==== DATA TO USE ====
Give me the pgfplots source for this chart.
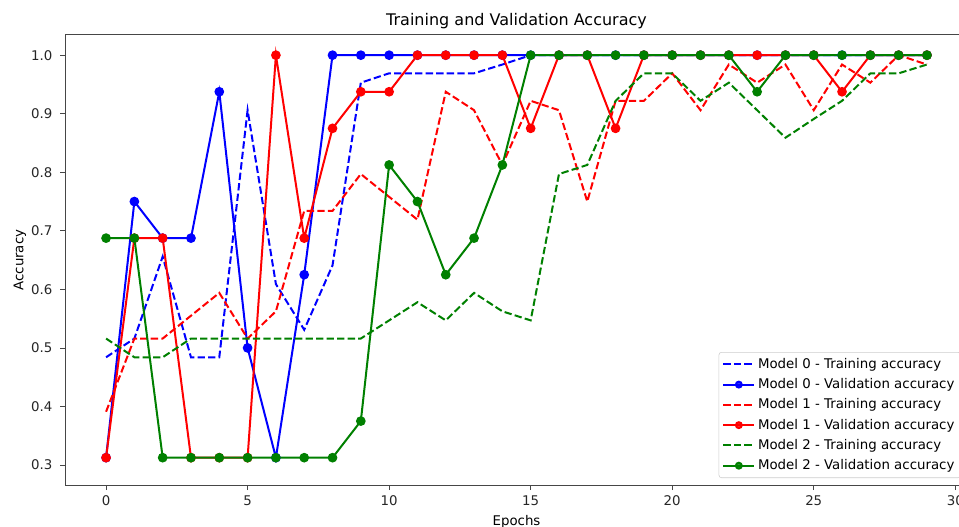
\documentclass[border=0pt]{standalone}
\usepackage{pgfplots}
\pgfplotsset{compat=1.18}
\usepackage{fontspec}
\setmainfont{DejaVu Sans}
\definecolor{mplgreen}{RGB}{0,128,0}
\definecolor{spine}{RGB}{70,70,70}
\begin{document}
\begin{tikzpicture}
\begin{axis}[
  scale only axis, width=677pt, height=338pt,
  xmin=-1.45, xmax=30.45, ymin=0.265, ymax=1.035,
  xtick={0,5,...,30}, ytick={0.3,0.4,...,1.01},
  /pgf/number format/assume math mode=true,
  yticklabel style={/pgf/number format/fixed,/pgf/number format/fixed zerofill,/pgf/number format/precision=1, xshift=-2.5pt},
  xticklabel style={yshift=-1pt},
  tick label style={font=\fontsize{10}{12}\selectfont, text=black!85},
  tick align=outside, major tick length=3.4pt,
  tick style={spine, line width=0.6pt},
  axis line style={spine, line width=0.6pt},
  xtick pos=bottom, ytick pos=left,
  title={Training and Validation Accuracy},
  title style={at={(axis description cs:0.5,1.012)}, anchor=center, font=\fontsize{12}{14}\selectfont},
  xlabel={Epochs},
  xlabel style={at={(axis description cs:0.5,-0.0665)}, anchor=north, inner sep=0pt, font=\fontsize{10}{12}\selectfont},
  ylabel={Accuracy},
  ylabel style={at={(axis description cs:-0.0499,0.5)}, anchor=center, font=\fontsize{10}{12}\selectfont},
  legend style={at={(axis description cs:1,0)}, anchor=south east, xshift=-5.5pt, yshift=5.6pt,
    font=\fontsize{10}{12}\selectfont, draw=black!20, rounded corners=2pt, fill=white, fill opacity=0.8, text opacity=1,
    row sep=2.1pt, inner sep=2.5pt},
  legend cell align=left,
  legend image code/.code={\draw[mark repeat=2,mark phase=2,#1, mark size=2.2pt] plot coordinates {(0cm,0cm)(0.41cm,0cm)(0.82cm,0cm)};},
  every axis plot/.append style={line width=1.5pt},
]
\addplot[blue, dash pattern=on 5.5pt off 2.4pt] coordinates {
(0,0.484)(1,0.516)(2,0.656)(3,0.484)(4,0.484)(5,0.906)(6,0.609)(7,0.531)(8,0.641)(9,0.953)
(10,0.969)(11,0.969)(12,0.969)(13,0.969)(14,0.984)(15,1.0)(16,1.0)(17,1.0)(18,1.0)(19,1.0)
(20,1.0)(21,1.0)(22,1.0)(23,1.0)(24,1.0)(25,1.0)(26,1.0)(27,1.0)(28,1.0)(29,1.0)};
\addlegendentry{Model 0 - Training accuracy}
\addplot[blue, mark=*, mark size=2.85pt] coordinates {
(0,0.3125)(1,0.75)(2,0.6875)(3,0.6875)(4,0.9375)(5,0.5)(6,0.3125)(7,0.625)(8,1.0)(9,1.0)
(10,1.0)(11,1.0)(12,1.0)(13,1.0)(14,1.0)(15,1.0)(16,1.0)(17,1.0)(18,1.0)(19,1.0)
(20,1.0)(21,1.0)(22,1.0)(23,1.0)(24,1.0)(25,1.0)(26,1.0)(27,1.0)(28,1.0)(29,1.0)};
\addlegendentry{Model 0 - Validation accuracy}
\addplot[red, dash pattern=on 5.5pt off 2.4pt] coordinates {
(0,0.391)(1,0.516)(2,0.516)(3,0.555)(4,0.594)(5,0.516)(6,0.5625)(7,0.734)(8,0.734)(9,0.797)
(10,0.758)(11,0.719)(12,0.9375)(13,0.906)(14,0.8125)(15,0.922)(16,0.906)(17,0.75)(18,0.922)(19,0.922)
(20,0.969)(21,0.906)(22,0.984)(23,0.953)(24,0.984)(25,0.906)(26,0.984)(27,0.953)(28,1.0)(29,0.984)};
\addlegendentry{Model 1 - Training accuracy}
\addplot[red, mark=*, mark size=2.85pt] coordinates {
(0,0.3125)(1,0.6875)(2,0.6875)(3,0.3125)(4,0.3125)(5,0.3125)(6,1.0)(7,0.6875)(8,0.875)(9,0.9375)
(10,0.9375)(11,1.0)(12,1.0)(13,1.0)(14,1.0)(15,0.875)(16,1.0)(17,1.0)(18,0.875)(19,1.0)
(20,1.0)(21,1.0)(22,1.0)(23,1.0)(24,1.0)(25,1.0)(26,0.9375)(27,1.0)(28,1.0)(29,1.0)};
\addlegendentry{Model 1 - Validation accuracy}
\addplot[mplgreen, dash pattern=on 5.5pt off 2.4pt] coordinates {
(0,0.516)(1,0.484)(2,0.484)(3,0.516)(4,0.516)(5,0.516)(6,0.516)(7,0.516)(8,0.516)(9,0.516)
(10,0.547)(11,0.578)(12,0.547)(13,0.594)(14,0.5625)(15,0.547)(16,0.797)(17,0.8125)(18,0.922)(19,0.969)
(20,0.969)(21,0.922)(22,0.953)(23,0.906)(24,0.859)(25,0.891)(26,0.922)(27,0.969)(28,0.969)(29,0.984)};
\addlegendentry{Model 2 - Training accuracy}
\addplot[mplgreen, mark=*, mark size=2.85pt] coordinates {
(0,0.6875)(1,0.6875)(2,0.3125)(3,0.3125)(4,0.3125)(5,0.3125)(6,0.3125)(7,0.3125)(8,0.3125)(9,0.375)
(10,0.8125)(11,0.75)(12,0.625)(13,0.6875)(14,0.8125)(15,1.0)(16,1.0)(17,1.0)(18,1.0)(19,1.0)
(20,1.0)(21,1.0)(22,1.0)(23,0.9375)(24,1.0)(25,1.0)(26,1.0)(27,1.0)(28,1.0)(29,1.0)};
\addlegendentry{Model 2 - Validation accuracy}
\end{axis}
\pgfresetboundingbox
\path[use as bounding box] ([xshift=-48.75pt,yshift=-30.4pt]current axis.south west) rectangle ([xshift=-6.75pt,yshift=26pt]current axis.north east);
\end{tikzpicture}
\end{document}
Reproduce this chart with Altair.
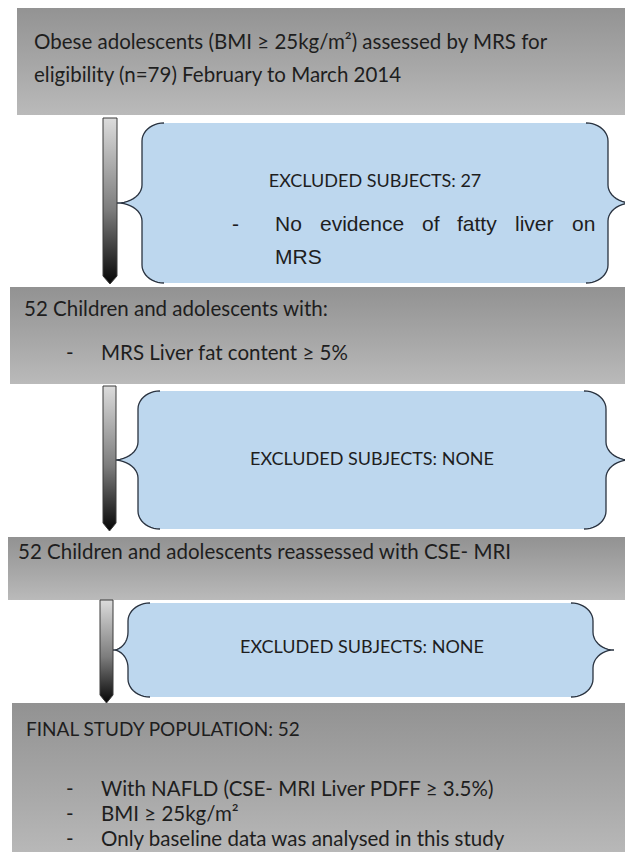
import altair as alt
import pandas as pd
import numpy as np

FONT = "Lato"
TEXT_COLOR = "#1e1e1e"

# ---------------- content ----------------
stage_lines = [
    "Obese adolescents (BMI ≥ 25kg/m²) assessed by MRS for",
    "eligibility (n=79) February to March 2014",
    "52 Children and adolescents with:",
    "52 Children and adolescents reassessed with CSE- MRI",
]
final_title = "FINAL STUDY POPULATION: 52"
stage_bullets = [
    "MRS Liver fat content ≥ 5%",
    "With NAFLD (CSE- MRI Liver PDFF ≥ 3.5%)",
    "BMI ≥ 25kg/m²",
    "Only baseline data was analysed in this study",
]
excluded_labels = [
    "EXCLUDED SUBJECTS: 27",
    "EXCLUDED SUBJECTS: NONE",
    "EXCLUDED SUBJECTS: NONE",
]
reason_words = ["No", "evidence", "of", "fatty", "liver", "on"]
reason_last = "MRS"

# ---------------- layout (pixel space of the figure) ----------------
W, H = 617, 844
X = alt.Scale(domain=[8, 8 + W])
Y = alt.Scale(domain=[8, 8 + H], reverse=True)

gray_boxes = pd.DataFrame({
    "x": [17, 10, 5, 12],
    "x2": [633, 633, 633, 633],
    "y": [5, 287, 537, 703],
    "y2": [115, 384, 600, 860],
})

# braces: top, bottom, left tip, left vertical, right vertical, right tip
brace_geo = [
    (123, 283, 117, 142, 608, 632),
    (391, 529, 113, 138, 606, 630),
    (603, 697, 113, 128, 593, 614),
]

def brace_profile(t, b, xt, xv, side):
    """x of a curly-brace outline as a function of y."""
    m = (t + b) / 2.0
    r = min(18.0, (b - t) / 5.0)
    hook = 22.0 * side  # hook end points towards the inside
    ys, xs = [], []
    for th in np.linspace(0, np.pi / 2, 12):
        ys.append(t + r - r * np.cos(th))
        xs.append(xv + hook - hook * np.sin(th))
    ys.append(m - r); xs.append(xv)
    for ph in np.linspace(0, np.pi / 2, 12)[1:]:
        ys.append(m - r + r * np.sin(ph))
        xs.append(xt + (xv - xt) * np.cos(ph))
    for ph in np.linspace(np.pi / 2, 0, 12)[1:]:
        ys.append(m + r - r * np.sin(ph))
        xs.append(xt + (xv - xt) * np.cos(ph))
    ys.append(b - r); xs.append(xv)
    for th in np.linspace(np.pi / 2, 0, 12)[1:]:
        ys.append(b - r + r * np.cos(th))
        xs.append(xv + hook - hook * np.sin(th))
    return np.array(ys), np.array(xs)

fill_rows, line_rows = [], []
for i, (t, b, xtl, xvl, xvr, xtr) in enumerate(brace_geo):
    yl, xl = brace_profile(t, b, xtl, xvl, +1)
    yr, xr = brace_profile(t, b, xtr, xvr, -1)
    for k in range(len(yl)):
        fill_rows.append({"box": i, "y": yl[k], "xl": xl[k], "xr": xr[k]})
        line_rows.append({"key": f"{i}L", "y": yl[k], "x": xl[k], "o": k})
        line_rows.append({"key": f"{i}R", "y": yr[k], "x": xr[k], "o": k})
fill_df = pd.DataFrame(fill_rows)
line_df = pd.DataFrame(line_rows)

# arrows: x left, x right, top, tip
arrow_geo = [(103, 117, 118, 284), (103, 116, 386, 531), (100, 113, 600, 703)]
arrow_rows = []
for i, (a, b2, t, tip) in enumerate(arrow_geo):
    c = (a + b2) / 2
    arrow_rows += [
        {"arrow": i, "y": t, "xl": a, "xr": b2},
        {"arrow": i, "y": tip - 8, "xl": a, "xr": b2},
        {"arrow": i, "y": tip, "xl": c, "xr": c},
    ]
arrow_df = pd.DataFrame(arrow_rows)

gray_grad = alt.Gradient(
    gradient="linear",
    stops=[alt.GradientStop(color="#929292", offset=0),
           alt.GradientStop(color="#a9a9a9", offset=0.6),
           alt.GradientStop(color="#bababa", offset=1)],
    x1=0, x2=0, y1=0, y2=1,
)
arrow_grad = alt.Gradient(
    gradient="linear",
    stops=[alt.GradientStop(color="#dcdcdc", offset=0),
           alt.GradientStop(color="#7d7d7d", offset=0.55),
           alt.GradientStop(color="#050505", offset=1)],
    x1=0, x2=0, y1=0, y2=1,
)

boxes = alt.Chart(gray_boxes).mark_rect(fill=gray_grad, clip=True).encode(
    x=alt.X("x:Q", scale=X, axis=None), x2="x2:Q",
    y=alt.Y("y:Q", scale=Y, axis=None), y2="y2:Q",
)

brace_fill = alt.Chart(fill_df).mark_area(
    orient="horizontal", color="#bdd7ee", clip=True
).encode(
    y=alt.Y("y:Q", scale=Y, axis=None),
    x=alt.X("xl:Q", scale=X, axis=None, stack=None), x2="xr:Q",
    detail="box:N",
)

brace_lines = alt.Chart(line_df).mark_line(
    color="#2a3340", strokeWidth=1.3, clip=True
).encode(
    x=alt.X("x:Q", scale=X, axis=None),
    y=alt.Y("y:Q", scale=Y, axis=None),
    detail="key:N", order="o:Q",
)

arrows = alt.Chart(arrow_df).mark_area(
    orient="horizontal", fill=arrow_grad, stroke="#3a3a3a", strokeWidth=1
).encode(
    y=alt.Y("y:Q", scale=Y, axis=None),
    x=alt.X("xl:Q", scale=X, axis=None, stack=None), x2="xr:Q",
    detail="arrow:N",
)

# text placements
main_text = pd.DataFrame({
    "t": stage_lines,
    "x": [34, 34, 24, 18],
    "y": [43, 76, 310, 553],
})
final_text = pd.DataFrame({"t": [final_title], "x": [26], "y": [730]})
bullet_text = pd.DataFrame({
    "t": stage_bullets,
    "x": [101, 101, 101, 101],
    "y": [354, 790, 815, 840],
})
dash_text = pd.DataFrame({
    "t": ["-"] * 4,
    "x": [66, 66, 66, 66],
    "y": [354, 790, 815, 840],
})
excl_text = pd.DataFrame({
    "t": excluded_labels,
    "x": [375, 372, 362],
    "y": [182, 460, 648],
})
reason_text = pd.DataFrame({
    "t": ["-"] + reason_words + [reason_last],
    "x": [232, 275, 320, 422, 457, 515, 572, 275],
    "y": [225, 225, 225, 225, 225, 225, 225, 258],
})

def txt(df, align="left", size=20.5, font=FONT):
    return alt.Chart(df).mark_text(
        align=align, baseline="middle", font=font, fontSize=size, color=TEXT_COLOR
    ).encode(
        x=alt.X("x:Q", scale=X, axis=None),
        y=alt.Y("y:Q", scale=Y, axis=None),
        text="t:N",
    )

chart = alt.layer(
    boxes,
    brace_fill,
    brace_lines,
    arrows,
    txt(main_text),
    txt(final_text, size=19),
    txt(dash_text),
    txt(bullet_text),
    txt(excl_text, align="center", size=18),
    txt(reason_text, size=21, font="Liberation Sans"),
).properties(width=W, height=H, padding=0).configure_view(stroke=None)

chart.save("out.html", embed_options={"renderer": "svg", "actions": False})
====
WORK TO BE COMPLETED >> Identify and copy all lines with the word "this".

WRITTEN RESPONSE >>
Give me the pgfplots source for this chart.
Reproduce this chart with Altair.
    "Only baseline data was analysed in this study",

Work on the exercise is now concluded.